A política monetária é a principal ferramenta do Banco Central (BC) para assegurar a estabilidade do poder de compra do real. Em períodos de alta inflação, o BC eleva a taxa de juros para conter a atividade econômica e, assim, desacelerar o aumento dos preços. Contudo, mesmo com a Selic atingindo 15% ao ano, os impactos esperados na economia têm sido menos significativos do que o projetado, conforme aponta um relatório do banco Inter.
O estudo indica que, apesar de a Selic estar em seu nível mais elevado em quase duas décadas, a economia não tem mostrado os efeitos esperados após três anos de uma política monetária contracionista. Os pesquisadores André Valério e Gustavo Menezes ressaltam que a atividade econômica permanece aquecida, mesmo desde que a política monetária foi endurecida em 2022.
A taxa de desemprego, referente ao trimestre encerrado em agosto, caiu para 5,6%, mantendo-se no menor nível histórico desde o início da Pesquisa Nacional por Amostra de Domicílios (Pnad) Contínua. O Produto Interno Bruto (PIB) também apresentou crescimento de 2,2% no segundo semestre de 2025 em comparação ao segundo trimestre de 2024, enquanto a inflação ainda se encontra acima da meta estabelecida.
Embora se espere que a alteração na Selic demore a impactar a economia, o contexto econômico atual pode acelerar ou retardar essa transmissão. O banco Inter observa que o corte inesperado da Selic em 2012, que foi alvo de críticas por suposta influência política, foi cerca de 1 ponto percentual mais estimulante do que o corte realizado em 2020, que visava mitigar os efeitos da pandemia de Covid-19. Desde 2022, porém, as políticas monetárias parecem ter perdido eficácia, sem provocar modificações significativas nos ciclos de alta.
Canais de Repasse “Entupidos”
A atual limitação da sensibilidade da economia frente à restrição monetária se alinha com padrões históricos, mas levanta um debate sobre a perda de efetividade da política monetária, conforme especialistas. Essa questão é explicada pelo “entupimento” de três canais que deveriam transmitir os efeitos de uma Selic elevada para a economia real: câmbio, riqueza e expectativas, e crédito.

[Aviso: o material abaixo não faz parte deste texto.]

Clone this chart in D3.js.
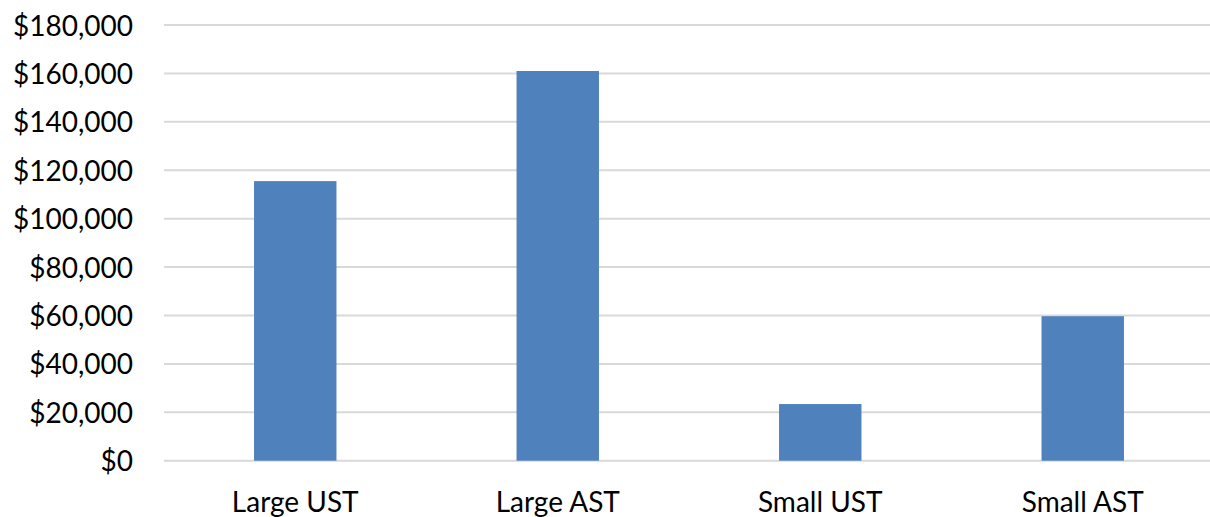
<!DOCTYPE html>
<html>
<head>
<meta charset="utf-8">
<script src="https://cdn.jsdelivr.net/npm/d3@7"></script>
<style>
  html, body { margin: 0; padding: 0; background: #fff; }
  svg { display: block; }
  text { font-family: Lato, "Open Sans", sans-serif; fill: #000; }
</style>
</head>
<body>
<svg id="chart" width="1210" height="517"></svg>
<script>
// Tank categories and their costs (USD)
const categories = ["Large UST", "Large AST", "Small UST", "Small AST"];
const costs = [115500, 161000, 23400, 59700];
const yTicks = [0, 20000, 40000, 60000, 80000, 100000, 120000, 140000, 160000, 180000];

const W = 1210, H = 517;
const plot = { left: 164, right: 1214, top: 25, bottom: 460.7 };

const svg = d3.select("#chart");

const x = d3.scaleBand()
  .domain(categories)
  .range([plot.left, plot.right])
  .paddingInner(0.686)
  .paddingOuter(0.343);

const y = d3.scaleLinear()
  .domain([0, 180000])
  .range([plot.bottom, plot.top]);

const fmt = v => "$" + d3.format(",")(v);

// Horizontal gridlines
svg.append("g")
  .selectAll("line")
  .data(yTicks)
  .join("line")
  .attr("x1", plot.left)
  .attr("x2", W)
  .attr("y1", d => y(d))
  .attr("y2", d => y(d))
  .attr("stroke", "#d9d9d9")
  .attr("stroke-width", 2);

// Y axis labels
const yAxis = d3.axisLeft(y).tickValues(yTicks).tickFormat(fmt).tickSize(0).tickPadding(0);
const gy = svg.append("g")
  .attr("transform", `translate(${133},0)`)
  .call(yAxis);
gy.select(".domain").remove();
gy.selectAll("text")
  .attr("font-family", "Lato, 'Open Sans', sans-serif")
  .attr("font-size", 28)
  .attr("fill", "#000")
  .attr("dy", "0.36em");

// Bars
svg.append("g")
  .selectAll("rect")
  .data(categories.map((c, i) => ({ c, v: costs[i] })))
  .join("rect")
  .attr("x", d => x(d.c))
  .attr("width", x.bandwidth())
  .attr("y", d => y(d.v))
  .attr("height", d => y(0) - y(d.v))
  .attr("fill", "#4f81bd");

// X axis labels
const xAxis = d3.axisBottom(x).tickSize(0).tickPadding(0);
const gx = svg.append("g")
  .attr("transform", `translate(0,${plot.bottom})`)
  .call(xAxis);
gx.select(".domain").remove();
gx.selectAll("text")
  .attr("font-family", "Lato, 'Open Sans', sans-serif")
  .attr("font-size", 28)
  .attr("fill", "#000")
  .attr("dy", null)
  .attr("y", 51);
</script>
</body>
</html>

Embora se espere que juros altos valorizem a moeda, o real não apresenta uma valorização proporcional, apesar da competitividade elevada dos juros reais em comparação com outros países latino-americanos. De acordo com o relatório, a falta de valorização pode estar atrelada à preocupação do mercado com as despesas governamentais, e a liberação desse canal depende de reformas fiscais críveis.
A Selic também exerce influência sobre as expectativas de juros a curto e longo prazo, afetando a precificação de ativos financeiros e, portanto, a riqueza das famílias. Um aumento nas taxas de juros de longo prazo provoca a desvalorização de títulos e ações, impactando negativamente a capacidade de consumo das famílias.
Desde 2008, a eficácia dos aumentos da Selic sobre os juros de longo prazo tem diminuído, complicando ainda mais o trabalho do Banco Central. Apesar disso, o canal de crédito se tornou ligeiramente mais eficaz, uma vez que a alta da Selic encarece financiamentos e pode levar ao aumento da inadimplência. Contudo, as operações de crédito permanecem “entupidas”, com spreads altos, alta concentração bancária e limites nas taxas do crédito direcionado, o que dificulta uma transmissão mais eficiente da taxa básica de juros.
Os pesquisadores concluem que a perda de eficiência dos canais monetários pode estar ligada à desconfiança em relação à meta de inflação de 3%, considerada “arrojada”. Eles afirmam que a taxa de juros resultante de tal meta, aliada a um ajuste fiscal pendente, representa um ônus elevado na condução da política monetária.
Para que haja uma convergência da inflação em direção à meta e uma ancoragem das expectativas, mais harmonia entre as políticas monetária e fiscal será necessária. Nesta condição, a normalização da Selic poderia ocorrer de maneira mais ágil, minimizando os impactos sobre o crescimento econômico do Brasil.